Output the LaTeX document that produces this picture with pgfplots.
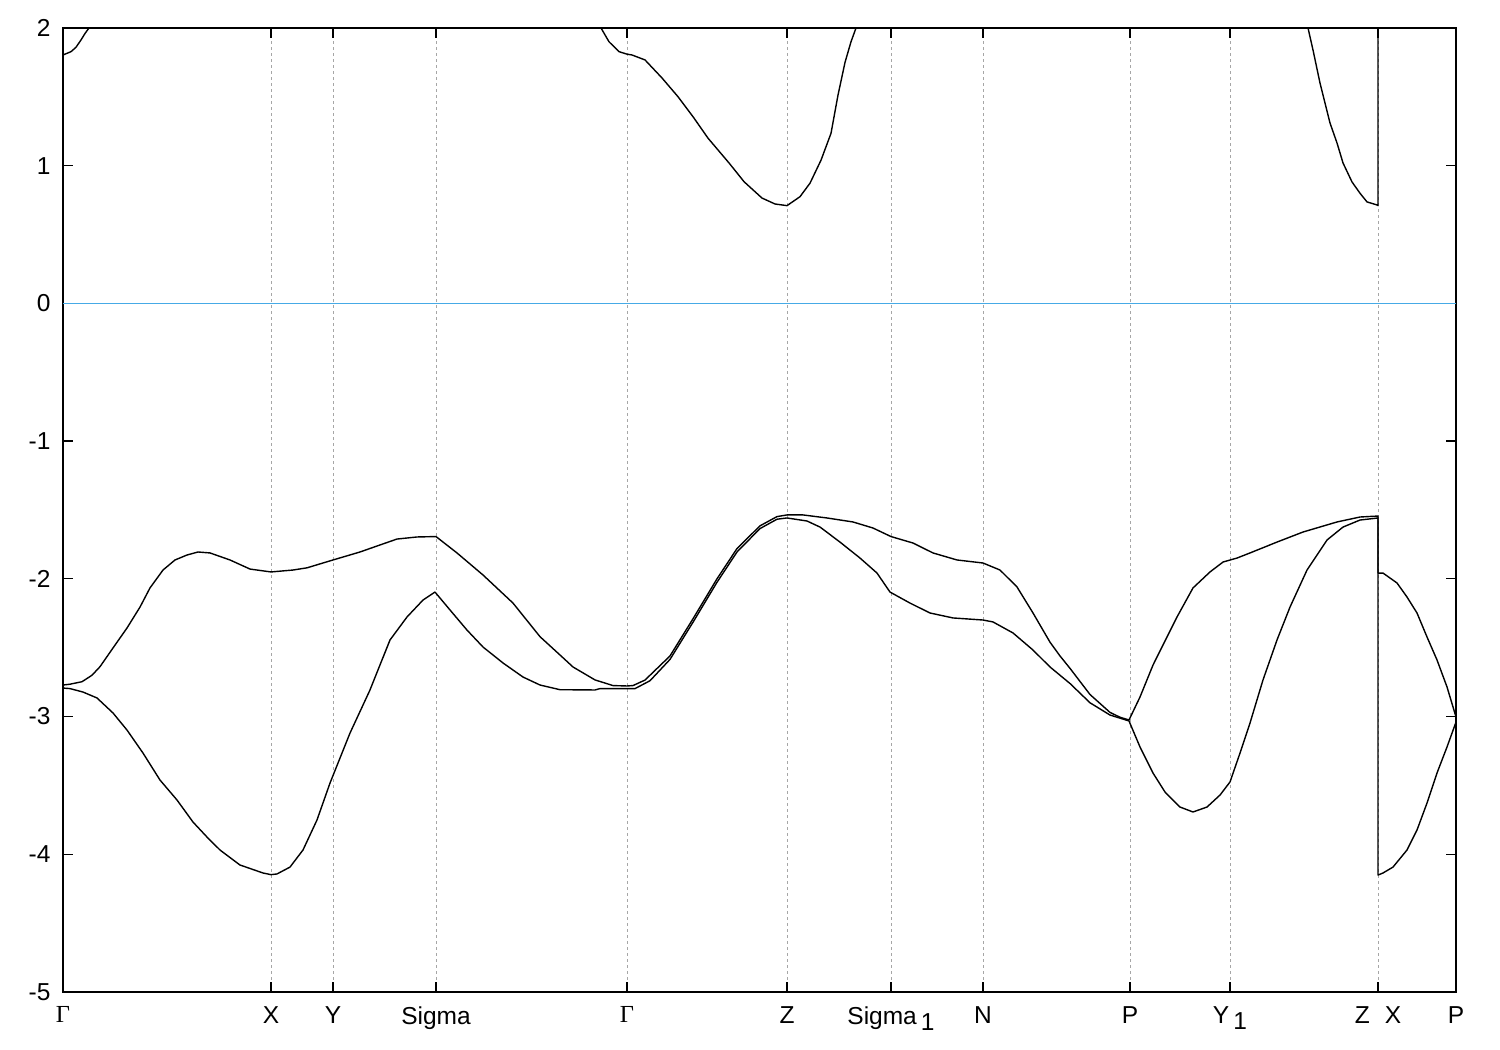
\documentclass[border=0pt]{standalone}
\usepackage{fontspec}
\setmainfont{Liberation Sans}
\newfontfamily\serifG{Liberation Serif}
\usepackage{pgfplots}
\pgfplotsset{compat=1.18}
\newcommand{\G}{{\serifG Γ}}
\newcommand{\sub}[1]{\raisebox{-6bp}{#1}}

\pgfplotstableread{
x y
63 -2.771
70 -2.765
82 -2.747
92 -2.70
100 -2.638
113 -2.502
127 -2.357
140 -2.205
150 -2.066
163 -1.936
175 -1.863
187 -1.827
198 -1.805
210 -1.812
230 -1.863
250 -1.929
271 -1.950
293 -1.936
307 -1.920
333 -1.863
360 -1.805
380 -1.754
397 -1.711
417 -1.696
436 -1.693
457 -1.812
483 -1.972
513 -2.176
540 -2.420
560 -2.553
573 -2.640
595 -2.734
613 -2.775
627 -2.778
633 -2.775
645 -2.735
660 -2.630
670 -2.560
693 -2.290
717 -2.000
737 -1.780
760 -1.615
777 -1.548
787 -1.536
803 -1.536
827 -1.558
853 -1.587
873 -1.631
891 -1.693
913 -1.740
933 -1.812
957 -1.863
983 -1.885
1000 -1.936
1017 -2.059
1033 -2.248
1050 -2.460
1060 -2.560
1070 -2.650
1090 -2.840
1110 -2.970
1120 -3.005
1129 -3.025
1140 -2.858
1153 -2.626
1167 -2.422
1177 -2.277
1193 -2.066
1210 -1.950
1223 -1.878
1237 -1.849
1250 -1.812
1277 -1.733
1303 -1.660
1337 -1.587
1360 -1.551
1378 -1.544
1378 -1.958
1383 -1.958
1397 -2.030
1407 -2.132
1417 -2.248
1427 -2.422
1437 -2.589
1447 -2.785
1456 -3.003
}\bandA

\pgfplotstableread{
x y
63 -2.793
70 -2.797
83 -2.822
97 -2.865
113 -2.974
127 -3.098
143 -3.265
160 -3.461
177 -3.606
193 -3.766
207 -3.875
220 -3.969
240 -4.078
263 -4.136
271 -4.148
277 -4.143
290 -4.093
303 -3.969
317 -3.751
330 -3.483
350 -3.120
370 -2.807
390 -2.444
407 -2.277
423 -2.154
435 -2.096
450 -2.226
467 -2.372
483 -2.495
503 -2.611
523 -2.713
540 -2.771
560 -2.805
595 -2.807
600 -2.797
635 -2.797
650 -2.740
670 -2.585
693 -2.315
717 -2.025
737 -1.805
760 -1.635
777 -1.567
787 -1.558
807 -1.580
820 -1.624
840 -1.733
860 -1.849
877 -1.958
890 -2.096
910 -2.176
930 -2.248
953 -2.284
983 -2.299
993 -2.313
1013 -2.393
1033 -2.517
1050 -2.640
1060 -2.700
1070 -2.760
1090 -2.900
1110 -2.989
1129 -3.032
1140 -3.221
1153 -3.410
1165 -3.548
1180 -3.657
1193 -3.693
1207 -3.657
1220 -3.570
1230 -3.475
1240 -3.265
1250 -3.047
1263 -2.734
1277 -2.444
1290 -2.205
1307 -1.936
1327 -1.718
1343 -1.624
1360 -1.573
1378 -1.558
1378 -4.151
1383 -4.136
1393 -4.093
1407 -3.969
1417 -3.824
1427 -3.628
1437 -3.410
1447 -3.221
1456 -3.040
}\bandB

\pgfplotstableread{
x y
63 1.804
71 1.828
76 1.860
81 1.913
85 1.960
89 2.000
93 2.080
}\condA

\pgfplotstableread{
x y
598 2.080
601 2.000
609 1.900
619 1.828
627 1.810
632 1.804
645 1.768
662 1.637
678 1.501
693 1.356
708 1.200
729 1.020
744 0.884
762 0.765
775 0.722
787 0.710
800 0.775
810 0.873
821 1.040
831 1.235
838 1.513
845 1.750
851 1.900
856 2.000
858 2.080
}\condB

\pgfplotstableread{
x y
1306 2.080
1308 2.000
1313 1.840
1320 1.600
1330 1.310
1337 1.165
1343 1.020
1352 0.882
1360 0.800
1367 0.737
1377 0.715
1378 0.710
1378 2.200
}\condC

\begin{document}
\begin{tikzpicture}
\begin{axis}[
  name=ax,
  scale only axis,
  width=1393bp, height=964bp,
  xmin=63, xmax=1456, ymin=-5, ymax=2,
  xtick={63,271,333,436,627,787,891,983,1130,1230,1378,1456},
  xticklabels={\G,X,Y,Sigma,\G,Z,Sigma\,\sub{1},N,P,Y\,\sub{1},Z\hspace{15bp}X,P},
  ytick={-5,-4,-3,-2,-1,0,1,2},
  yticklabels={-5,-4,-3,-2,-1,0,1,2},
  tick label style={font=\fontsize{24.5bp}{28bp}\selectfont, text=black},
  xticklabel style={yshift=-11bp},
  yticklabel style={xshift=-9bp},
  xmajorgrids,
  grid style={gray!70, dash pattern=on 3bp off 3bp, line width=0.6bp},
  axis line style={line width=1.3bp, black},
  major tick style={line width=1.3bp, black},
  major tick length=10bp,
  tick align=inside,
  clip=true,
]
\addplot[draw={rgb,255:red,70;green,170;blue,230}, line width=1.6bp] table[x=x,y=y] {
x y
63 0
1456 0
};
\addplot[black, line width=1.4bp, line join=round] table[x=x,y=y] {\bandA};
\addplot[black, line width=1.4bp, line join=round] table[x=x,y=y] {\bandB};
\addplot[black, line width=1.4bp, line join=round] table[x=x,y=y] {\condA};
\addplot[black, line width=1.4bp, line join=round] table[x=x,y=y] {\condB};
\addplot[black, line width=1.4bp, line join=round] table[x=x,y=y] {\condC};
\end{axis}
\path ([xshift=-63bp,yshift=-58bp]ax.south west) rectangle ([xshift=44bp,yshift=28bp]ax.north east);
\end{tikzpicture}
\end{document}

WRITTEN PROBLEM:
All of the lines above should be retyped precisely, apart from the pictures.

TASK RESULT:
Output the LaTeX document that produces this picture with pgfplots.
\documentclass[border=0pt]{standalone}
\usepackage{fontspec}
\setmainfont{Liberation Sans}
\newfontfamily\serifG{Liberation Serif}
\usepackage{pgfplots}
\pgfplotsset{compat=1.18}
\newcommand{\G}{{\serifG Γ}}
\newcommand{\sub}[1]{\raisebox{-6bp}{#1}}

\pgfplotstableread{
x y
63 -2.771
70 -2.765
82 -2.747
92 -2.70
100 -2.638
113 -2.502
127 -2.357
140 -2.205
150 -2.066
163 -1.936
175 -1.863
187 -1.827
198 -1.805
210 -1.812
230 -1.863
250 -1.929
271 -1.950
293 -1.936
307 -1.920
333 -1.863
360 -1.805
380 -1.754
397 -1.711
417 -1.696
436 -1.693
457 -1.812
483 -1.972
513 -2.176
540 -2.420
560 -2.553
573 -2.640
595 -2.734
613 -2.775
627 -2.778
633 -2.775
645 -2.735
660 -2.630
670 -2.560
693 -2.290
717 -2.000
737 -1.780
760 -1.615
777 -1.548
787 -1.536
803 -1.536
827 -1.558
853 -1.587
873 -1.631
891 -1.693
913 -1.740
933 -1.812
957 -1.863
983 -1.885
1000 -1.936
1017 -2.059
1033 -2.248
1050 -2.460
1060 -2.560
1070 -2.650
1090 -2.840
1110 -2.970
1120 -3.005
1129 -3.025
1140 -2.858
1153 -2.626
1167 -2.422
1177 -2.277
1193 -2.066
1210 -1.950
1223 -1.878
1237 -1.849
1250 -1.812
1277 -1.733
1303 -1.660
1337 -1.587
1360 -1.551
1378 -1.544
1378 -1.958
1383 -1.958
1397 -2.030
1407 -2.132
1417 -2.248
1427 -2.422
1437 -2.589
1447 -2.785
1456 -3.003
}\bandA

\pgfplotstableread{
x y
63 -2.793
70 -2.797
83 -2.822
97 -2.865
113 -2.974
127 -3.098
143 -3.265
160 -3.461
177 -3.606
193 -3.766
207 -3.875
220 -3.969
240 -4.078
263 -4.136
271 -4.148
277 -4.143
290 -4.093
303 -3.969
317 -3.751
330 -3.483
350 -3.120
370 -2.807
390 -2.444
407 -2.277
423 -2.154
435 -2.096
450 -2.226
467 -2.372
483 -2.495
503 -2.611
523 -2.713
540 -2.771
560 -2.805
595 -2.807
600 -2.797
635 -2.797
650 -2.740
670 -2.585
693 -2.315
717 -2.025
737 -1.805
760 -1.635
777 -1.567
787 -1.558
807 -1.580
820 -1.624
840 -1.733
860 -1.849
877 -1.958
890 -2.096
910 -2.176
930 -2.248
953 -2.284
983 -2.299
993 -2.313
1013 -2.393
1033 -2.517
1050 -2.640
1060 -2.700
1070 -2.760
1090 -2.900
1110 -2.989
1129 -3.032
1140 -3.221
1153 -3.410
1165 -3.548
1180 -3.657
1193 -3.693
1207 -3.657
1220 -3.570
1230 -3.475
1240 -3.265
1250 -3.047
1263 -2.734
1277 -2.444
1290 -2.205
1307 -1.936
1327 -1.718
1343 -1.624
1360 -1.573
1378 -1.558
1378 -4.151
1383 -4.136
1393 -4.093
1407 -3.969
1417 -3.824
1427 -3.628
1437 -3.410
1447 -3.221
1456 -3.040
}\bandB

\pgfplotstableread{
x y
63 1.804
71 1.828
76 1.860
81 1.913
85 1.960
89 2.000
93 2.080
}\condA

\pgfplotstableread{
x y
598 2.080
601 2.000
609 1.900
619 1.828
627 1.810
632 1.804
645 1.768
662 1.637
678 1.501
693 1.356
708 1.200
729 1.020
744 0.884
762 0.765
775 0.722
787 0.710
800 0.775
810 0.873
821 1.040
831 1.235
838 1.513
845 1.750
851 1.900
856 2.000
858 2.080
}\condB

\pgfplotstableread{
x y
1306 2.080
1308 2.000
1313 1.840
1320 1.600
1330 1.310
1337 1.165
1343 1.020
1352 0.882
1360 0.800
1367 0.737
1377 0.715
1378 0.710
1378 2.200
}\condC

\begin{document}
\begin{tikzpicture}
\begin{axis}[
  name=ax,
  scale only axis,
  width=1393bp, height=964bp,
  xmin=63, xmax=1456, ymin=-5, ymax=2,
  xtick={63,271,333,436,627,787,891,983,1130,1230,1378,1456},
  xticklabels={\G,X,Y,Sigma,\G,Z,Sigma\,\sub{1},N,P,Y\,\sub{1},Z\hspace{15bp}X,P},
  ytick={-5,-4,-3,-2,-1,0,1,2},
  yticklabels={-5,-4,-3,-2,-1,0,1,2},
  tick label style={font=\fontsize{24.5bp}{28bp}\selectfont, text=black},
  xticklabel style={yshift=-11bp},
  yticklabel style={xshift=-9bp},
  xmajorgrids,
  grid style={gray!70, dash pattern=on 3bp off 3bp, line width=0.6bp},
  axis line style={line width=1.3bp, black},
  major tick style={line width=1.3bp, black},
  major tick length=10bp,
  tick align=inside,
  clip=true,
]
\addplot[draw={rgb,255:red,70;green,170;blue,230}, line width=1.6bp] table[x=x,y=y] {
x y
63 0
1456 0
};
\addplot[black, line width=1.4bp, line join=round] table[x=x,y=y] {\bandA};
\addplot[black, line width=1.4bp, line join=round] table[x=x,y=y] {\bandB};
\addplot[black, line width=1.4bp, line join=round] table[x=x,y=y] {\condA};
\addplot[black, line width=1.4bp, line join=round] table[x=x,y=y] {\condB};
\addplot[black, line width=1.4bp, line join=round] table[x=x,y=y] {\condC};
\end{axis}
\path ([xshift=-63bp,yshift=-58bp]ax.south west) rectangle ([xshift=44bp,yshift=28bp]ax.north east);
\end{tikzpicture}
\end{document}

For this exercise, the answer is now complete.